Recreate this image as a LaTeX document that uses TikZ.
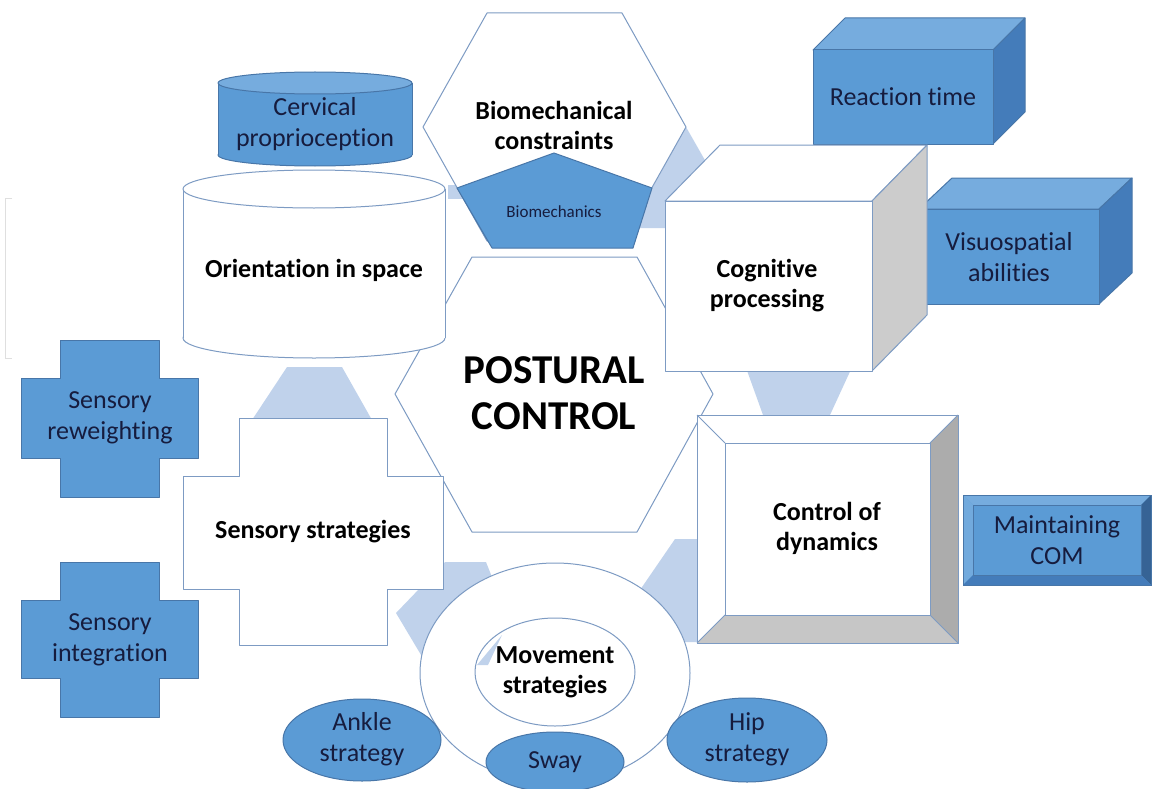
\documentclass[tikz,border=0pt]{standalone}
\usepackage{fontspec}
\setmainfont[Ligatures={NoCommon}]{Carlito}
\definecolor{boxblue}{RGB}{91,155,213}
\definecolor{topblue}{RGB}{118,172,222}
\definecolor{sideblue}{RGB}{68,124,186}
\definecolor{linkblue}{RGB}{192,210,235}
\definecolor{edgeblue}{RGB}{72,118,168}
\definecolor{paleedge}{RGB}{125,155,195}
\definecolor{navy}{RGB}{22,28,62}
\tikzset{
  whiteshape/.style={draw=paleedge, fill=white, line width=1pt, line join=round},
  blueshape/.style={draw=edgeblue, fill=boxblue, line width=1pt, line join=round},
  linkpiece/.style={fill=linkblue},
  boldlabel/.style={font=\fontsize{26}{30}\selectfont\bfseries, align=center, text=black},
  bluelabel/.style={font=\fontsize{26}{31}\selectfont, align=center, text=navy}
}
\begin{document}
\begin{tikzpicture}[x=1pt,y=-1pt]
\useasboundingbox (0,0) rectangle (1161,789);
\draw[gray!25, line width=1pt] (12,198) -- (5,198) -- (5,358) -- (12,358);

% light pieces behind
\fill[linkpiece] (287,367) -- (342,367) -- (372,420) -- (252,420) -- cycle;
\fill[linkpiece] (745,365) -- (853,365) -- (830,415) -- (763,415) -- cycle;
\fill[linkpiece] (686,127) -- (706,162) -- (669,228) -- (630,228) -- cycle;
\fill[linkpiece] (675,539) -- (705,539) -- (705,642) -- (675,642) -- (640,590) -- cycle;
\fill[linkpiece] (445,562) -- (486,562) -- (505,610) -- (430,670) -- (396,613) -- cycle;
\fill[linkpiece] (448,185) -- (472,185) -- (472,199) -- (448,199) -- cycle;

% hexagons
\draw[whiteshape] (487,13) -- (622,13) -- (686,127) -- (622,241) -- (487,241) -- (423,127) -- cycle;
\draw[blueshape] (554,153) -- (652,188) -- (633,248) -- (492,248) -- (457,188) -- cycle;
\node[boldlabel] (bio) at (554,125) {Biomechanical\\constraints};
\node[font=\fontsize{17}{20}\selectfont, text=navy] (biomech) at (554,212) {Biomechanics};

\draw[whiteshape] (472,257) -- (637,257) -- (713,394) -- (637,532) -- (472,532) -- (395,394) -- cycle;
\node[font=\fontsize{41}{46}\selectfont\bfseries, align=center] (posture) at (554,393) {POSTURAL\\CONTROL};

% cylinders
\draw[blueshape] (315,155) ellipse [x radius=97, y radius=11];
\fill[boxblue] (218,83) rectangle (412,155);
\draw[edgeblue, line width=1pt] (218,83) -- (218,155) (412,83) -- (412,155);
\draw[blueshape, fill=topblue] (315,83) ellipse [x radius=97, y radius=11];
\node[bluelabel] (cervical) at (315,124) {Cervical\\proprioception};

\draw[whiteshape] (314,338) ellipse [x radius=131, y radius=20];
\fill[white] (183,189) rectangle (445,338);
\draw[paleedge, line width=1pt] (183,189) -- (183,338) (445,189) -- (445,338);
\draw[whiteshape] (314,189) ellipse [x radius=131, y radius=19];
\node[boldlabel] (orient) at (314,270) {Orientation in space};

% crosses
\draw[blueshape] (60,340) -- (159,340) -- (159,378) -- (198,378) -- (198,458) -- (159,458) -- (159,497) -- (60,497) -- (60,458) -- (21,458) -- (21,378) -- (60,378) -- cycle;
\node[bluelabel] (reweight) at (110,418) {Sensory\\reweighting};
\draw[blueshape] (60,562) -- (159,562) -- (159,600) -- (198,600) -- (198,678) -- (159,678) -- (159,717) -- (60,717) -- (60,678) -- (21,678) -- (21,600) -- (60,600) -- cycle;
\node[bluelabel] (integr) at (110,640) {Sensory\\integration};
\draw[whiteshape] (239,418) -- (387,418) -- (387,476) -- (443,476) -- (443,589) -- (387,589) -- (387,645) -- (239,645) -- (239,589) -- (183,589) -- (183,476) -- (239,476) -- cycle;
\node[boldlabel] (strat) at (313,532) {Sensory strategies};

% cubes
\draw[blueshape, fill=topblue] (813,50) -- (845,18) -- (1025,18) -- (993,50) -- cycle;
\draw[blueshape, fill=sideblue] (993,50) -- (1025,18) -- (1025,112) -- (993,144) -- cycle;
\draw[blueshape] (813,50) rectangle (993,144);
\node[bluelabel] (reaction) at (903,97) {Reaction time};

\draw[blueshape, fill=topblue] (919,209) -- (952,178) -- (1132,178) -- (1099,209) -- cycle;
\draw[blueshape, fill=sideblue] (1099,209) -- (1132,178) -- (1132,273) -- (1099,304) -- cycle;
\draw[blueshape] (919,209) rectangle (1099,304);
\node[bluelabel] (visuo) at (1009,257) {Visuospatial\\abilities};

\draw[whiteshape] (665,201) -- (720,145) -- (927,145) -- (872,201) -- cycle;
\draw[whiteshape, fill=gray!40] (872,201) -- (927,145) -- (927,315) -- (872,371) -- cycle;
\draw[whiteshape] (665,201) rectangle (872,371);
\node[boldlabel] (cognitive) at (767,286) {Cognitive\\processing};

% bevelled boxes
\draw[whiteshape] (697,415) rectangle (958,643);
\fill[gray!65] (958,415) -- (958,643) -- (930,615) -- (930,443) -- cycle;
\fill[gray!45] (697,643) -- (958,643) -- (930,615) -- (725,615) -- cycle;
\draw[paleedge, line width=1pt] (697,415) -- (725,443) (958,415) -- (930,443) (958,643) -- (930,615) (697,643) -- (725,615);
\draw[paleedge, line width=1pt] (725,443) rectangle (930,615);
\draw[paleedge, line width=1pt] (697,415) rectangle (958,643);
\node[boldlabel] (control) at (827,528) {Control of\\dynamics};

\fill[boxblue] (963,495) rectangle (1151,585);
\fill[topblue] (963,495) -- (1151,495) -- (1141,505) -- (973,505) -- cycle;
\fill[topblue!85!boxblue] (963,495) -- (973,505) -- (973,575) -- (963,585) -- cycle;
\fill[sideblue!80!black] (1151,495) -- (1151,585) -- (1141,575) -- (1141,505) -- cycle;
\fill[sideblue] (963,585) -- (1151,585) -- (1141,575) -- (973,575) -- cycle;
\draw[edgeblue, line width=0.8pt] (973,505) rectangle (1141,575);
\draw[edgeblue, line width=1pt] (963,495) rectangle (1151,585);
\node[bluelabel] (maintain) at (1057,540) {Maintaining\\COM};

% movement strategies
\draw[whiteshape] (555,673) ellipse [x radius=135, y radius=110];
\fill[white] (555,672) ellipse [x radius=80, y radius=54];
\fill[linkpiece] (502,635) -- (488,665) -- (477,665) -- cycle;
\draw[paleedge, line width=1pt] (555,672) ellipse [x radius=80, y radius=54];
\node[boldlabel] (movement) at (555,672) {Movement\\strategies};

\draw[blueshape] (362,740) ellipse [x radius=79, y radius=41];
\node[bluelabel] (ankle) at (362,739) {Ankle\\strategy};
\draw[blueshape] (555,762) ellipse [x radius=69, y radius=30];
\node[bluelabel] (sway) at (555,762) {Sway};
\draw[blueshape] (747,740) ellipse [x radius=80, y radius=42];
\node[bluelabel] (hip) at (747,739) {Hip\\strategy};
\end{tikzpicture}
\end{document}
......
Keep the pictures out of the copy and write out the data exactly as it stands.

Recreate this image as a LaTeX document that uses TikZ.
\documentclass[tikz,border=0pt]{standalone}
\usepackage{fontspec}
\setmainfont[Ligatures={NoCommon}]{Carlito}
\definecolor{boxblue}{RGB}{91,155,213}
\definecolor{topblue}{RGB}{118,172,222}
\definecolor{sideblue}{RGB}{68,124,186}
\definecolor{linkblue}{RGB}{192,210,235}
\definecolor{edgeblue}{RGB}{72,118,168}
\definecolor{paleedge}{RGB}{125,155,195}
\definecolor{navy}{RGB}{22,28,62}
\tikzset{
  whiteshape/.style={draw=paleedge, fill=white, line width=1pt, line join=round},
  blueshape/.style={draw=edgeblue, fill=boxblue, line width=1pt, line join=round},
  linkpiece/.style={fill=linkblue},
  boldlabel/.style={font=\fontsize{26}{30}\selectfont\bfseries, align=center, text=black},
  bluelabel/.style={font=\fontsize{26}{31}\selectfont, align=center, text=navy}
}
\begin{document}
\begin{tikzpicture}[x=1pt,y=-1pt]
\useasboundingbox (0,0) rectangle (1161,789);
\draw[gray!25, line width=1pt] (12,198) -- (5,198) -- (5,358) -- (12,358);

% light pieces behind
\fill[linkpiece] (287,367) -- (342,367) -- (372,420) -- (252,420) -- cycle;
\fill[linkpiece] (745,365) -- (853,365) -- (830,415) -- (763,415) -- cycle;
\fill[linkpiece] (686,127) -- (706,162) -- (669,228) -- (630,228) -- cycle;
\fill[linkpiece] (675,539) -- (705,539) -- (705,642) -- (675,642) -- (640,590) -- cycle;
\fill[linkpiece] (445,562) -- (486,562) -- (505,610) -- (430,670) -- (396,613) -- cycle;
\fill[linkpiece] (448,185) -- (472,185) -- (472,199) -- (448,199) -- cycle;

% hexagons
\draw[whiteshape] (487,13) -- (622,13) -- (686,127) -- (622,241) -- (487,241) -- (423,127) -- cycle;
\draw[blueshape] (554,153) -- (652,188) -- (633,248) -- (492,248) -- (457,188) -- cycle;
\node[boldlabel] (bio) at (554,125) {Biomechanical\\constraints};
\node[font=\fontsize{17}{20}\selectfont, text=navy] (biomech) at (554,212) {Biomechanics};

\draw[whiteshape] (472,257) -- (637,257) -- (713,394) -- (637,532) -- (472,532) -- (395,394) -- cycle;
\node[font=\fontsize{41}{46}\selectfont\bfseries, align=center] (posture) at (554,393) {POSTURAL\\CONTROL};

% cylinders
\draw[blueshape] (315,155) ellipse [x radius=97, y radius=11];
\fill[boxblue] (218,83) rectangle (412,155);
\draw[edgeblue, line width=1pt] (218,83) -- (218,155) (412,83) -- (412,155);
\draw[blueshape, fill=topblue] (315,83) ellipse [x radius=97, y radius=11];
\node[bluelabel] (cervical) at (315,124) {Cervical\\proprioception};

\draw[whiteshape] (314,338) ellipse [x radius=131, y radius=20];
\fill[white] (183,189) rectangle (445,338);
\draw[paleedge, line width=1pt] (183,189) -- (183,338) (445,189) -- (445,338);
\draw[whiteshape] (314,189) ellipse [x radius=131, y radius=19];
\node[boldlabel] (orient) at (314,270) {Orientation in space};

% crosses
\draw[blueshape] (60,340) -- (159,340) -- (159,378) -- (198,378) -- (198,458) -- (159,458) -- (159,497) -- (60,497) -- (60,458) -- (21,458) -- (21,378) -- (60,378) -- cycle;
\node[bluelabel] (reweight) at (110,418) {Sensory\\reweighting};
\draw[blueshape] (60,562) -- (159,562) -- (159,600) -- (198,600) -- (198,678) -- (159,678) -- (159,717) -- (60,717) -- (60,678) -- (21,678) -- (21,600) -- (60,600) -- cycle;
\node[bluelabel] (integr) at (110,640) {Sensory\\integration};
\draw[whiteshape] (239,418) -- (387,418) -- (387,476) -- (443,476) -- (443,589) -- (387,589) -- (387,645) -- (239,645) -- (239,589) -- (183,589) -- (183,476) -- (239,476) -- cycle;
\node[boldlabel] (strat) at (313,532) {Sensory strategies};

% cubes
\draw[blueshape, fill=topblue] (813,50) -- (845,18) -- (1025,18) -- (993,50) -- cycle;
\draw[blueshape, fill=sideblue] (993,50) -- (1025,18) -- (1025,112) -- (993,144) -- cycle;
\draw[blueshape] (813,50) rectangle (993,144);
\node[bluelabel] (reaction) at (903,97) {Reaction time};

\draw[blueshape, fill=topblue] (919,209) -- (952,178) -- (1132,178) -- (1099,209) -- cycle;
\draw[blueshape, fill=sideblue] (1099,209) -- (1132,178) -- (1132,273) -- (1099,304) -- cycle;
\draw[blueshape] (919,209) rectangle (1099,304);
\node[bluelabel] (visuo) at (1009,257) {Visuospatial\\abilities};

\draw[whiteshape] (665,201) -- (720,145) -- (927,145) -- (872,201) -- cycle;
\draw[whiteshape, fill=gray!40] (872,201) -- (927,145) -- (927,315) -- (872,371) -- cycle;
\draw[whiteshape] (665,201) rectangle (872,371);
\node[boldlabel] (cognitive) at (767,286) {Cognitive\\processing};

% bevelled boxes
\draw[whiteshape] (697,415) rectangle (958,643);
\fill[gray!65] (958,415) -- (958,643) -- (930,615) -- (930,443) -- cycle;
\fill[gray!45] (697,643) -- (958,643) -- (930,615) -- (725,615) -- cycle;
\draw[paleedge, line width=1pt] (697,415) -- (725,443) (958,415) -- (930,443) (958,643) -- (930,615) (697,643) -- (725,615);
\draw[paleedge, line width=1pt] (725,443) rectangle (930,615);
\draw[paleedge, line width=1pt] (697,415) rectangle (958,643);
\node[boldlabel] (control) at (827,528) {Control of\\dynamics};

\fill[boxblue] (963,495) rectangle (1151,585);
\fill[topblue] (963,495) -- (1151,495) -- (1141,505) -- (973,505) -- cycle;
\fill[topblue!85!boxblue] (963,495) -- (973,505) -- (973,575) -- (963,585) -- cycle;
\fill[sideblue!80!black] (1151,495) -- (1151,585) -- (1141,575) -- (1141,505) -- cycle;
\fill[sideblue] (963,585) -- (1151,585) -- (1141,575) -- (973,575) -- cycle;
\draw[edgeblue, line width=0.8pt] (973,505) rectangle (1141,575);
\draw[edgeblue, line width=1pt] (963,495) rectangle (1151,585);
\node[bluelabel] (maintain) at (1057,540) {Maintaining\\COM};

% movement strategies
\draw[whiteshape] (555,673) ellipse [x radius=135, y radius=110];
\fill[white] (555,672) ellipse [x radius=80, y radius=54];
\fill[linkpiece] (502,635) -- (488,665) -- (477,665) -- cycle;
\draw[paleedge, line width=1pt] (555,672) ellipse [x radius=80, y radius=54];
\node[boldlabel] (movement) at (555,672) {Movement\\strategies};

\draw[blueshape] (362,740) ellipse [x radius=79, y radius=41];
\node[bluelabel] (ankle) at (362,739) {Ankle\\strategy};
\draw[blueshape] (555,762) ellipse [x radius=69, y radius=30];
\node[bluelabel] (sway) at (555,762) {Sway};
\draw[blueshape] (747,740) ellipse [x radius=80, y radius=42];
\node[bluelabel] (hip) at (747,739) {Hip\\strategy};
\end{tikzpicture}
\end{document}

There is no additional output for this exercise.